Hubiera sido fácil para Bebo limitarse a
la interpretación de danzas, contradanzas y danzones; lanzar al mercado un
disco depurado y digno de elogios: la obra de un pianista de primera. Aquí
estamos en presencia de algo que trasciende la habilidad frente al teclado.
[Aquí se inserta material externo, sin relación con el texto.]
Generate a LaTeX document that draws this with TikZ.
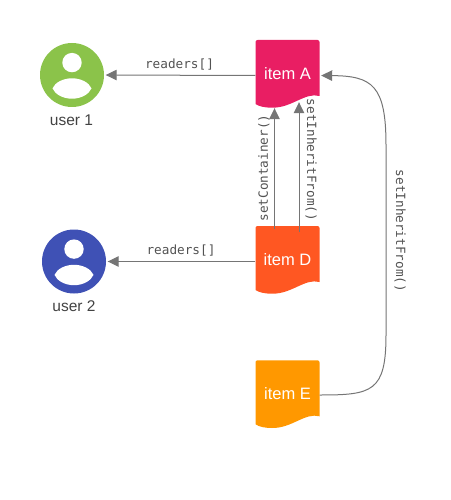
\documentclass[tikz,border=0pt]{standalone}
\usepackage{fontspec}
\setmainfont{Liberation Sans}
\setmonofont{DejaVu Sans Mono}
\usetikzlibrary{arrows.meta}
\definecolor{cgreen}{HTML}{8BC34A}
\definecolor{cblue}{HTML}{3F51B5}
\definecolor{cpink}{HTML}{E91E63}
\definecolor{cred}{HTML}{FF5722}
\definecolor{camber}{HTML}{FF9800}
\definecolor{cline}{HTML}{757575}
\definecolor{ctext}{HTML}{424242}
\tikzset{
  x=1pt,y=-1pt,
  conn/.style={draw=cline,line width=1pt,-{Triangle[length=11pt,width=10.5pt]}},
  avatar/.style={circle,minimum size=64pt,inner sep=0pt,fill=#1},
  uname/.style={font=\fontsize{15.5}{18}\selectfont,text=ctext,inner sep=0pt},
  itembox/.style={minimum width=64pt,minimum height=70pt,inner sep=0pt,text=white,font=\fontsize{16.5}{18}\selectfont},
  mono/.style={font=\ttfamily\fontsize{12.7}{14}\selectfont,text=cline!70!black,inner sep=0pt}
}
\newcommand{\docshape}[3]{%
  \fill[#3,shift={(#1,#2)}] (0,2) .. controls (0,0.9) and (0.9,0) .. (2,0) -- (62,0) .. controls (63.1,0) and (64,0.9) .. (64,2)
    -- (64,56) .. controls (49.5,52) and (36.5,68) .. (16.5,67.7)
    .. controls (9.5,67.7) and (3.5,66.5) .. (0,64) -- cycle;}
\newcommand{\personshape}[2]{%
  \fill[white,shift={(#1,#2)}] (0,-12.4) circle[radius=9.7];
  \fill[white,shift={(#1,#2)}] (-19.5,13.4) .. controls (-17,7.5) and (-9,3.3) .. (0,3.3)
    .. controls (9,3.3) and (17,7.5) .. (19.5,13.4)
    .. controls (17,19.3) and (9,23.7) .. (0,23.7)
    .. controls (-9,23.7) and (-17,19.3) .. (-19.5,13.4) -- cycle;}
\begin{document}
\begin{tikzpicture}
\useasboundingbox (0,0) rectangle (450,500);
\docshape{255.5}{40}{cpink}
\docshape{255.5}{226}{cred}
\docshape{255.5}{360.3}{camber}
\node[avatar=cgreen] (user1) at (72,75) {};
\node[avatar=cblue] (user2) at (74,261.5) {};
\personshape{72}{75}
\personshape{74}{261.5}
\node[uname] (user1name) at (71.5,120.5) {user 1};
\node[uname] (user2name) at (74,306.5) {user 2};
\node[itembox] (itemA) at (287.5,75.5) {\raisebox{4pt}{item A}};
\node[itembox] (itemD) at (287.5,261.5) {\raisebox{4pt}{item D}};
\node[itembox] (itemE) at (287.5,395) {\raisebox{3pt}{item E}};
\draw[conn,shorten >=1.5pt] (itemA.west) -- (user1.east);
\draw[conn,shorten >=1.5pt] (itemD.west) -- (user2.east);
\draw[conn] ([xshift=-13pt,yshift=-3pt]itemD.north) -- ([xshift=-13pt,yshift=2.5pt]itemA.south);
\draw[conn] ([xshift=11.5pt,yshift=-6pt]itemD.north) -- ([xshift=11.5pt,yshift=8.5pt]itemA.south);
\draw[conn] (itemE.east) .. controls (372,395) and (386,392) .. (386,335) -- (386,145) .. controls (386,85) and (372,76) .. ([xshift=1.5pt]itemA.east);
\node[mono] (lab1) at (179.5,64.5) {readers[]};
\node[mono] (lab2) at (181,250.5) {readers[]};
\node[mono,rotate=90] (lab3) at (264,168) {setContainer()};
\node[mono,rotate=-90] (lab4) at (311,160) {setInheritFrom()};
\node[mono,rotate=-90] (lab5) at (400,231) {setInheritFrom()};
\end{tikzpicture}
\end{document}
¿Cómo suena un son que prescinde de las voces y la sección rítmica? ¿Dónde
están la trompeta, el contrabajo, las claves y las tumbadoras? ¿Qué ritmo puede
darse el lujo de echar a un lado el bongó? Aquí se saca al piano de la sala
familiar e incluso del escenario teatral para ponerlo en medio del solar y
ponerlo a sonar usurpando el lugar del septeto y el espacio del grupo de
guaguancó. No sólo es que el ritmo lo pone el propio pianista, sino que la
melodía puede obviar la necesidad del violín para reinar soberana sobre las
teclas.
Bebo es no sólo un muestrario de la mejor
música cubana. También es evocación y añoranza. Música del recuerdo y el
recuerdo hecho música. Un disco desde el exilio que canta y llora y no se
limita a la nostalgia porque llega al corazón de cualquier cubano —y de
cualquier oyente dispuesto a captar su arte— sin necesidad a apelar al
patriotismo fácil o la estampa costumbrista pueblerina. De hecho, hay más de
una melodía aquí que podría aspirar a la categoría de paradigma musical de la
república sin necesidad de retreta de parque. ¿O qué otra cosa son La Bayamesa
de Sindo Garay, Los Tres Golpes de Ignacio Cervantes, Tres Lindas Cubanas de
Guillermo Castillo y Antonio María Romeu, La Comparsa de Ernesto Lecuona y
Echale Salsita de Ignacio Piñeiro que variaciones sobre un mismo tema: el himno
nacional? No por gusto el disco está dedicado a Guillermo Cabrera Infante in memorian,
habanero ilustre.
No sé si al final todavía ahí estará
Cuba, después del último castrista y el último anticastrista y el primer indio
y el primer español y el primer africano, pero sí puedo afirmar que quedará la
música cubana, sobreviviendo a todos los naufragios, bella, imperecedera,
eterna y el piano de Bebo escuchándose en la distancia para contar la historia
de esa triste, infeliz y larga isla.